» Task details
Reproduce word for word the lines from the beginning of the entries to the line with "(0,0) rectangle (683,575);", both included, but none of the pictures.

Charts and diagrams as code
════════════════

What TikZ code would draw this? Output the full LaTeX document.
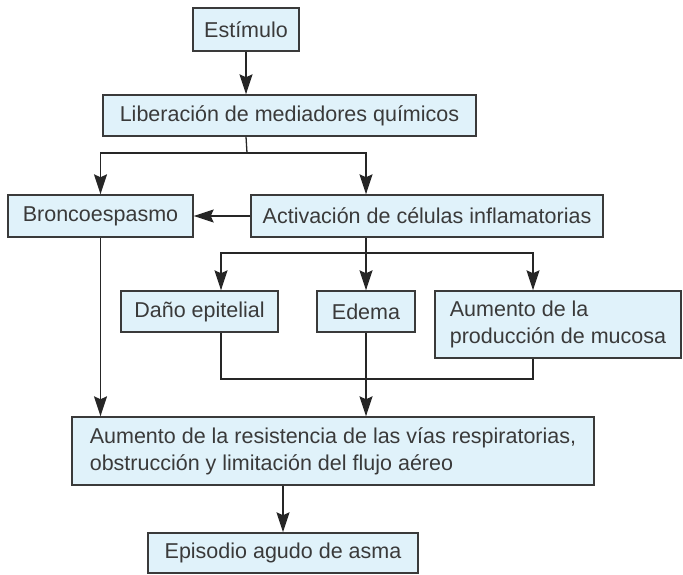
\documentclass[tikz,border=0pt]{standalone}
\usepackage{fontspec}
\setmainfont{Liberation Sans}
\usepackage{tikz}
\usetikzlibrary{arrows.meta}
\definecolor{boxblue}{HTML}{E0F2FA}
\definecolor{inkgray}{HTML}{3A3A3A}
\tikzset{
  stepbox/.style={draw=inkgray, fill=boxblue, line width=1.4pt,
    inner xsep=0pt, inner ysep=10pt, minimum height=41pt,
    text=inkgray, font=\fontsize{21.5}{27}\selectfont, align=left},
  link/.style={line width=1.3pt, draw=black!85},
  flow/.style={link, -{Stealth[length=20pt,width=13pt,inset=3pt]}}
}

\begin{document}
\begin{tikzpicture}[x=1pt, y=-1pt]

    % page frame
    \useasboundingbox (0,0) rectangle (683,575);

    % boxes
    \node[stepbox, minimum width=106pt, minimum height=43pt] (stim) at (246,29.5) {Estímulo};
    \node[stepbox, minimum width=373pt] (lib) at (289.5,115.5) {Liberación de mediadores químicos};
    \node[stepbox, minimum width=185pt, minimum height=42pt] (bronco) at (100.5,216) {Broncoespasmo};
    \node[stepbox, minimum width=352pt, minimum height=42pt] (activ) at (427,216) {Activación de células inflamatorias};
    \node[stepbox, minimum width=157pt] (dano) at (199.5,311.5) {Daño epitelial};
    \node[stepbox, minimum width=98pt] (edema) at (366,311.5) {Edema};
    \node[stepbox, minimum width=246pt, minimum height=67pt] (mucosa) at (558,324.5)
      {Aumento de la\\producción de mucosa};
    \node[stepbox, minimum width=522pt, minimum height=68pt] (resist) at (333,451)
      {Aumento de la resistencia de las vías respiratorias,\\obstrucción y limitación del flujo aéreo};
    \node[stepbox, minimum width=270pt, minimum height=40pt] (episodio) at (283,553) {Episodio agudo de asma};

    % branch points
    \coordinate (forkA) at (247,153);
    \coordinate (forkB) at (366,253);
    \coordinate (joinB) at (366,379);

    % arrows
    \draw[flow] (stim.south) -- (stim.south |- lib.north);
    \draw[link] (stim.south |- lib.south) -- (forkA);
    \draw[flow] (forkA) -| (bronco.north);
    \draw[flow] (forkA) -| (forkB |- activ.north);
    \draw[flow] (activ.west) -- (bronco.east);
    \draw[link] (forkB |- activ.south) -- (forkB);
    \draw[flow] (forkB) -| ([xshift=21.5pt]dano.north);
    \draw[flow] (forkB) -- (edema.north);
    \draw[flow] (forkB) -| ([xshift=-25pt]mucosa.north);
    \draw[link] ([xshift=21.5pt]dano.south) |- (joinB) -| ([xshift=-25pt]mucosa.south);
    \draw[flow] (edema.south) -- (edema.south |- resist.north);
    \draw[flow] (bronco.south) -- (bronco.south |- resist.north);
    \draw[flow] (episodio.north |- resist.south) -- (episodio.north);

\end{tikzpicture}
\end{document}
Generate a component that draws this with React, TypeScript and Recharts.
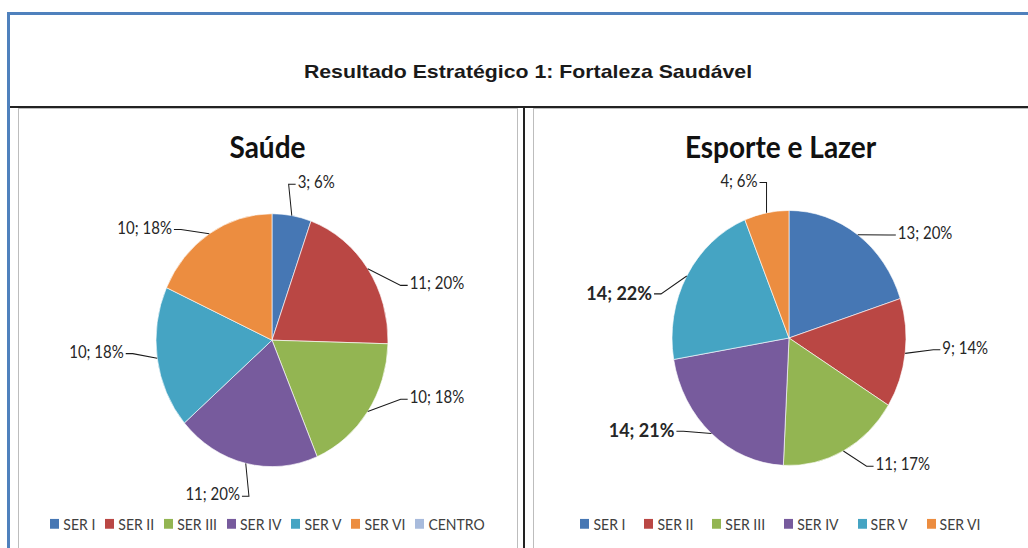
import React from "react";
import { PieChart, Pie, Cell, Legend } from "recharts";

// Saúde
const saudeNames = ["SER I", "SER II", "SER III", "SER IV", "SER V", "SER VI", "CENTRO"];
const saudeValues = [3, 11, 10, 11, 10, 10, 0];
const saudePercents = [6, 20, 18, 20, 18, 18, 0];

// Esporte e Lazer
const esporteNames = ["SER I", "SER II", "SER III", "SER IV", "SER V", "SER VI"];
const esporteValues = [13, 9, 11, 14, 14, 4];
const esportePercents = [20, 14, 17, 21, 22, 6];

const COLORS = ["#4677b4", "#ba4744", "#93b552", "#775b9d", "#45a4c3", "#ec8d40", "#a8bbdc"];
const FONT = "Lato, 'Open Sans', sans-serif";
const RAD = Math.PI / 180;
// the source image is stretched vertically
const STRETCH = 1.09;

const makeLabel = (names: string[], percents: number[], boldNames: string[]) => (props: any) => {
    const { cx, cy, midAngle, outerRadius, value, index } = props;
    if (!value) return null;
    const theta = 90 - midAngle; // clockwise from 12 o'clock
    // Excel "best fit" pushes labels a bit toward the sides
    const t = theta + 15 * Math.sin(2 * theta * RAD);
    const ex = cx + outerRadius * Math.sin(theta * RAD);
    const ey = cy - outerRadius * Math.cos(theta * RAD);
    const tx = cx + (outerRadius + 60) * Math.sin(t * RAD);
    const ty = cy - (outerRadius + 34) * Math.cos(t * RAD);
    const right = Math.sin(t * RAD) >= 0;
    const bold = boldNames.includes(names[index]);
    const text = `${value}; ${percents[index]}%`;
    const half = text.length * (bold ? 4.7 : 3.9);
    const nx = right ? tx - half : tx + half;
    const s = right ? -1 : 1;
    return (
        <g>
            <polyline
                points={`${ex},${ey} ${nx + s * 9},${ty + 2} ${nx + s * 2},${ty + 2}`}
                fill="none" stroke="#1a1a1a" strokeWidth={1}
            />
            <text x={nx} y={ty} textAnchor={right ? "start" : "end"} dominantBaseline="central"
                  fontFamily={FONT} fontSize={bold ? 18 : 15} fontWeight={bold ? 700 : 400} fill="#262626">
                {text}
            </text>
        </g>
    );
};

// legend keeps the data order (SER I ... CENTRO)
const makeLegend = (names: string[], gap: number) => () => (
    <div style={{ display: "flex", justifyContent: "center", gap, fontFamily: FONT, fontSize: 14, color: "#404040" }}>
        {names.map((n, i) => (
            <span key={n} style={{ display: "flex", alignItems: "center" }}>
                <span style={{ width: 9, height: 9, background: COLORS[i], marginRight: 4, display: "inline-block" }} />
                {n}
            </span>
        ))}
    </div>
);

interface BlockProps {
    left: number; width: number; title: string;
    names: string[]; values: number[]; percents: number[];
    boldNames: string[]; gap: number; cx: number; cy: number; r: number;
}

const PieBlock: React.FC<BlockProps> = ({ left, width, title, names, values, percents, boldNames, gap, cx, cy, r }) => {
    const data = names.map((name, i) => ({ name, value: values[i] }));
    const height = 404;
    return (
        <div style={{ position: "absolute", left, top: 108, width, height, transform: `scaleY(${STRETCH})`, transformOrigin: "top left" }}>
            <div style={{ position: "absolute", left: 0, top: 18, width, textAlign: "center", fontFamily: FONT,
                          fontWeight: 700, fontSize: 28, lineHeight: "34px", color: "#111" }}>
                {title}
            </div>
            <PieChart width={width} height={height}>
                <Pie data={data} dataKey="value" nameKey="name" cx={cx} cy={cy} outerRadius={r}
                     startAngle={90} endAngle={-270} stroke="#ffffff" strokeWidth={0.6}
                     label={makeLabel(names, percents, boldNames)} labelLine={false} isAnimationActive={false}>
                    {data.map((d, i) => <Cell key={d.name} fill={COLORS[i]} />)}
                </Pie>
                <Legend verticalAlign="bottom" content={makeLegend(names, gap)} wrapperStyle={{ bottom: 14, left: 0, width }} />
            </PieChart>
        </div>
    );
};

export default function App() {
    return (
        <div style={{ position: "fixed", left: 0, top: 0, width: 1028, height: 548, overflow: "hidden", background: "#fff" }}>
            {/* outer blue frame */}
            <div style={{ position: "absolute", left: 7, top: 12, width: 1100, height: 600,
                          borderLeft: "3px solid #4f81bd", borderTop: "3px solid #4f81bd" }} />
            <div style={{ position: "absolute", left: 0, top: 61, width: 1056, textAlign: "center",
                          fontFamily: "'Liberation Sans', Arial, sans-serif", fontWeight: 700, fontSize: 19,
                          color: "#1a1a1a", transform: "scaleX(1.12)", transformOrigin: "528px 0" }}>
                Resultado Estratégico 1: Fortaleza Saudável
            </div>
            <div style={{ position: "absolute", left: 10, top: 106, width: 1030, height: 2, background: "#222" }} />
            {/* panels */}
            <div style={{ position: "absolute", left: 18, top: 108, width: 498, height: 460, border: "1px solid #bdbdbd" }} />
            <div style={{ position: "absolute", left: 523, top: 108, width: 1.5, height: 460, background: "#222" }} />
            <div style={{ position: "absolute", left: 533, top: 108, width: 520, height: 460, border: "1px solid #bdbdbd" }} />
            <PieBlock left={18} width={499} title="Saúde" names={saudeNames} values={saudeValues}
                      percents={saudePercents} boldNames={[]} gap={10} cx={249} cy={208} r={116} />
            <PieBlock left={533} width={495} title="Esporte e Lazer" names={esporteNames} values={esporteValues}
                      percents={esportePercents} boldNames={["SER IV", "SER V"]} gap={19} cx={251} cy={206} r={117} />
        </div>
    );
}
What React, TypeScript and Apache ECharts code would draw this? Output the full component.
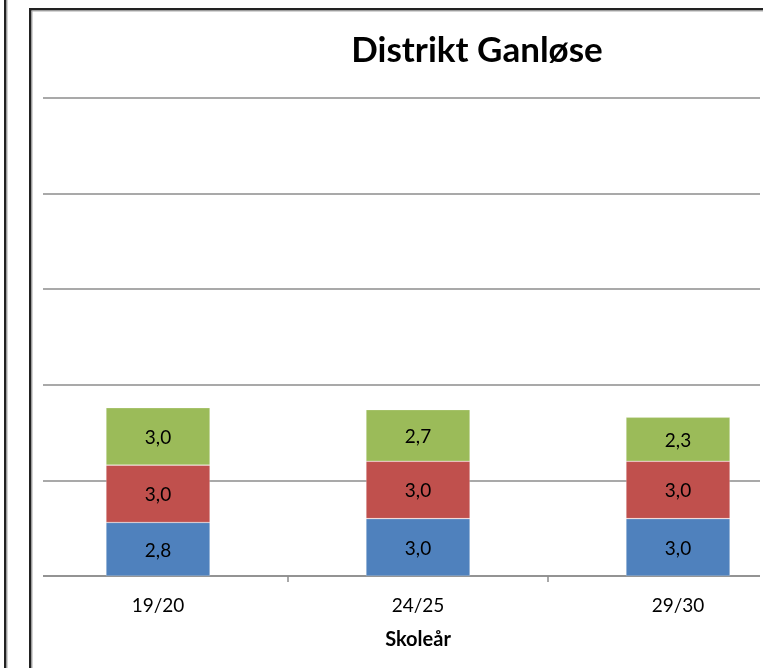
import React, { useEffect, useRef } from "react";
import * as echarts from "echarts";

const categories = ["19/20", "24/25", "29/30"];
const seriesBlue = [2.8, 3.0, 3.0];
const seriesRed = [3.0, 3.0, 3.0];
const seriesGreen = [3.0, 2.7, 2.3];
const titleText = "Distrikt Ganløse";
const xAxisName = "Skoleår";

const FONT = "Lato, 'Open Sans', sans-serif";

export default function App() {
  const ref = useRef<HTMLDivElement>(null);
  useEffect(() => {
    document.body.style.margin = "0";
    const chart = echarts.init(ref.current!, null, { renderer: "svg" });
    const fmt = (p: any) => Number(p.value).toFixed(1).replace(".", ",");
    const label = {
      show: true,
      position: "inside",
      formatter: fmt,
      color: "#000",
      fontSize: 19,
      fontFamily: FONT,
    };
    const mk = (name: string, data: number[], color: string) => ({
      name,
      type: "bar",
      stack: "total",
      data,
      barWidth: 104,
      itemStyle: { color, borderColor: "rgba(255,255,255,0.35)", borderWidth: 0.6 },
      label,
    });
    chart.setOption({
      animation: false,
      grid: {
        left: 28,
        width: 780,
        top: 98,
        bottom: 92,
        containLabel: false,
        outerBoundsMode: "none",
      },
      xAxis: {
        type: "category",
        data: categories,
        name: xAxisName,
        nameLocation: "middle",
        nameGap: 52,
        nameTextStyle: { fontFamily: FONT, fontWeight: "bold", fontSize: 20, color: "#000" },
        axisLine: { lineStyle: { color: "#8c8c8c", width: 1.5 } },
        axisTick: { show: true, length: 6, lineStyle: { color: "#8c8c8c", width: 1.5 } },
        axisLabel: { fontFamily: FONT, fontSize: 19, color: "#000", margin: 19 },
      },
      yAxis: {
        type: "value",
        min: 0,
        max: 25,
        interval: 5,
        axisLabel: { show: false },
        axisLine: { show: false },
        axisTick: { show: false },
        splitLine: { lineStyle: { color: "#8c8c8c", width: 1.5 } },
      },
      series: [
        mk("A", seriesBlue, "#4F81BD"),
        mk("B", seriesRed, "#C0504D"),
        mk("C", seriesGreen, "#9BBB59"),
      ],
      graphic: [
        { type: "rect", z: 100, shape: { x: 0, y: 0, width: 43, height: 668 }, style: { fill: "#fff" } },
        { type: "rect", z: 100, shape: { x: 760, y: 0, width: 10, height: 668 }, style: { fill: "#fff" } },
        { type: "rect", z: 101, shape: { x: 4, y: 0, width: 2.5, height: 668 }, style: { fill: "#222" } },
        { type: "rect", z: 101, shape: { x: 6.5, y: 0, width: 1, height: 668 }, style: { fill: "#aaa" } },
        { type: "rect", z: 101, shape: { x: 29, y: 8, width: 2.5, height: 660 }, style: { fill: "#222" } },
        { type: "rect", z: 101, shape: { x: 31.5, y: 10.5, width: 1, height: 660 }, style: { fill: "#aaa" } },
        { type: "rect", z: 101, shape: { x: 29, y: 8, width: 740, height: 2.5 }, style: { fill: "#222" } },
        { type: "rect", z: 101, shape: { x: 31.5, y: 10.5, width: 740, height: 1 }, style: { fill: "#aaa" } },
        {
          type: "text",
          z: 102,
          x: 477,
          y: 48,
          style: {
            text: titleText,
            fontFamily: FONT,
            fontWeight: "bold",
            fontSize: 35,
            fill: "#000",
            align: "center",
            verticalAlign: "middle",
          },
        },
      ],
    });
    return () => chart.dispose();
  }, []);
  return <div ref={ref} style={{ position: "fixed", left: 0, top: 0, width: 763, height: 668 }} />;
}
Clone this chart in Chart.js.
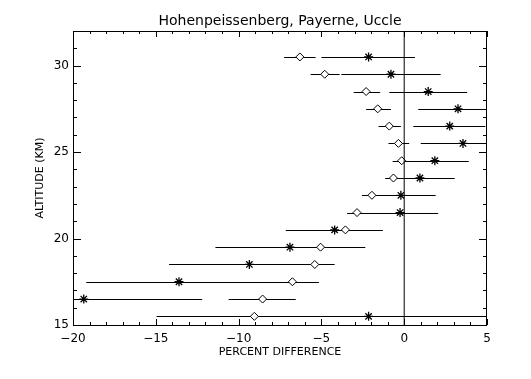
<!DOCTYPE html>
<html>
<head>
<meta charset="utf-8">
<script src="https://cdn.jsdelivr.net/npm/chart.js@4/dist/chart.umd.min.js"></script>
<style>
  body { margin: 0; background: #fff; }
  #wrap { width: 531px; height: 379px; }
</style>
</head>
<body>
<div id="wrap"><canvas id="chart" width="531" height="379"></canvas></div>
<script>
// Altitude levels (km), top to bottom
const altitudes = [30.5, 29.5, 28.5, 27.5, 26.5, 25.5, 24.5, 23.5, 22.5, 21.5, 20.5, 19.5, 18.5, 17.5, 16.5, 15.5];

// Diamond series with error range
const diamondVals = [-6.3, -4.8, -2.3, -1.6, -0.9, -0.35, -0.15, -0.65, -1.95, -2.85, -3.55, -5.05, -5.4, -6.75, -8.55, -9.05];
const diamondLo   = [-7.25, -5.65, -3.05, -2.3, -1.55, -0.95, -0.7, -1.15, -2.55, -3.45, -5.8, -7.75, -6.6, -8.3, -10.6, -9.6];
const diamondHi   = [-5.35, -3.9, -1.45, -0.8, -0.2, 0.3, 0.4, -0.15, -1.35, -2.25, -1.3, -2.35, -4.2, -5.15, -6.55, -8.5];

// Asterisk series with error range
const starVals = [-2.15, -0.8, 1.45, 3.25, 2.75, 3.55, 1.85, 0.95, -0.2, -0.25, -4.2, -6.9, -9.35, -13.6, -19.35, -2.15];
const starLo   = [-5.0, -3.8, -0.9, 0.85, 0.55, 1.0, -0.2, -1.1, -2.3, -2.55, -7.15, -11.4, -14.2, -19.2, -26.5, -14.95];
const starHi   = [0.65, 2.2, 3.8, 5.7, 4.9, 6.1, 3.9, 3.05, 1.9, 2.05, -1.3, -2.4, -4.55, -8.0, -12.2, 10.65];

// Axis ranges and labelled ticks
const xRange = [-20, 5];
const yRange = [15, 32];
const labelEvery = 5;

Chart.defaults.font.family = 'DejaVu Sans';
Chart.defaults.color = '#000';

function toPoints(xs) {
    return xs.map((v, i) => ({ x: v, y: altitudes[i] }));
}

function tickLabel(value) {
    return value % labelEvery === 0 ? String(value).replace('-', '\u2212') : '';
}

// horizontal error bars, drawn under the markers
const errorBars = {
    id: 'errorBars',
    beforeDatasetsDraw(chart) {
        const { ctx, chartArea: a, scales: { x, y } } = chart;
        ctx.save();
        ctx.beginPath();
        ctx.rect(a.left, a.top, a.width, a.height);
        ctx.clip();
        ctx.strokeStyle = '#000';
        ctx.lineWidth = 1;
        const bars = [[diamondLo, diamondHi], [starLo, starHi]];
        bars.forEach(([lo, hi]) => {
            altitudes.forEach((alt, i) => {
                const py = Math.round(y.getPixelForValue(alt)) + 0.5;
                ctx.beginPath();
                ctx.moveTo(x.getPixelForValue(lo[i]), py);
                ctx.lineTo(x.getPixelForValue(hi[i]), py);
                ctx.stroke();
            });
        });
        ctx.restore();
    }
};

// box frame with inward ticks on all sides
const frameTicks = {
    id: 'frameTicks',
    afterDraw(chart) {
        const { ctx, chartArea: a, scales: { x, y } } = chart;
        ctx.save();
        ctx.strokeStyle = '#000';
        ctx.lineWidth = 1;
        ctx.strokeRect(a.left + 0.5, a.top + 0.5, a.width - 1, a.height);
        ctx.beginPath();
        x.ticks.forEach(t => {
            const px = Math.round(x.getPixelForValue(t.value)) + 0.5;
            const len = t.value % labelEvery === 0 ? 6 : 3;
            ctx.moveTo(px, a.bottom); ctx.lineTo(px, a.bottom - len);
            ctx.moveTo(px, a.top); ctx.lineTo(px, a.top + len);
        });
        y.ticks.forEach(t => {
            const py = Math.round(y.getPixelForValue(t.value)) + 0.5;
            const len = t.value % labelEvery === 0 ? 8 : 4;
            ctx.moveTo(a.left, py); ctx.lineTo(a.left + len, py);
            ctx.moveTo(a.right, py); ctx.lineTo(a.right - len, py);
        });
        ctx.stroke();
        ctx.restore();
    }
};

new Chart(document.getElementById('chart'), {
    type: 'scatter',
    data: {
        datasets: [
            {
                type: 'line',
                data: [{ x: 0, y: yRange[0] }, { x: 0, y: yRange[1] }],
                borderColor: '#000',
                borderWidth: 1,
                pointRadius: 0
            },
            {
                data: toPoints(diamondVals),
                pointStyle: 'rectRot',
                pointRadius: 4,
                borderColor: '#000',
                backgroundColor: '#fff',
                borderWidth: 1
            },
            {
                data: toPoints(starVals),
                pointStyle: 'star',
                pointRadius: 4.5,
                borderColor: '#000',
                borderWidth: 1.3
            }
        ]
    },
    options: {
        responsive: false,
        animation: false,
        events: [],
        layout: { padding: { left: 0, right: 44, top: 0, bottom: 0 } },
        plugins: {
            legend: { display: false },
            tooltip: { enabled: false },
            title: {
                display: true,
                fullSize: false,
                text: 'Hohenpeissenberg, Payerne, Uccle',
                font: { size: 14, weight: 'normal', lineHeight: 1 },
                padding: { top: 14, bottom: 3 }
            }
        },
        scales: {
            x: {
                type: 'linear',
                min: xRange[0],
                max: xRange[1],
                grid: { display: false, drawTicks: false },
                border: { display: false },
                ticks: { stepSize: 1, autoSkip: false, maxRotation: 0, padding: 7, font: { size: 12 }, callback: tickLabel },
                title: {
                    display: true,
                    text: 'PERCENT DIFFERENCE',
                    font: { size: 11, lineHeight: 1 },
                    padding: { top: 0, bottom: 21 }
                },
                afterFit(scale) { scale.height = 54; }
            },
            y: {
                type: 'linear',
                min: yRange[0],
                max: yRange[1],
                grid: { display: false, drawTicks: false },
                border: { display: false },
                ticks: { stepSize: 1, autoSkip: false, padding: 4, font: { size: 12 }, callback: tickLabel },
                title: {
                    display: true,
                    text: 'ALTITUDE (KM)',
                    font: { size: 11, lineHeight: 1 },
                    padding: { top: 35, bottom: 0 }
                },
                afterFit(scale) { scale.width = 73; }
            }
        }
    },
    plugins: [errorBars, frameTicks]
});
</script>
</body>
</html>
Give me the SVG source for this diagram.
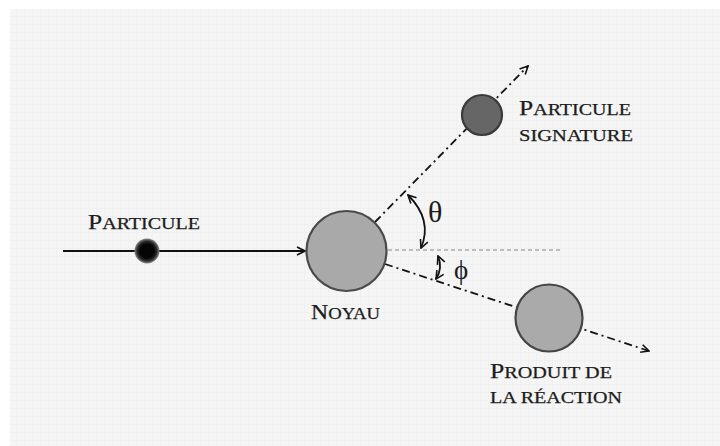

════════════════

» Reply to the task
What TikZ code would draw this? Output the full LaTeX document.
\documentclass[tikz,border=0pt]{standalone}
\usepackage{fontspec}
\setmainfont{Liberation Sans}
\usepackage{tikz}
\usetikzlibrary{arrows.meta}
\definecolor{boxblue}{HTML}{E0F2FA}
\definecolor{inkgray}{HTML}{3A3A3A}
\tikzset{
  stepbox/.style={draw=inkgray, fill=boxblue, line width=1.4pt,
    inner xsep=0pt, inner ysep=10pt, minimum height=41pt,
    text=inkgray, font=\fontsize{21.5}{27}\selectfont, align=left},
  link/.style={line width=1.3pt, draw=black!85},
  flow/.style={link, -{Stealth[length=20pt,width=13pt,inset=3pt]}}
}

\begin{document}
\begin{tikzpicture}[x=1pt, y=-1pt]

    % page frame
    \useasboundingbox (0,0) rectangle (683,575);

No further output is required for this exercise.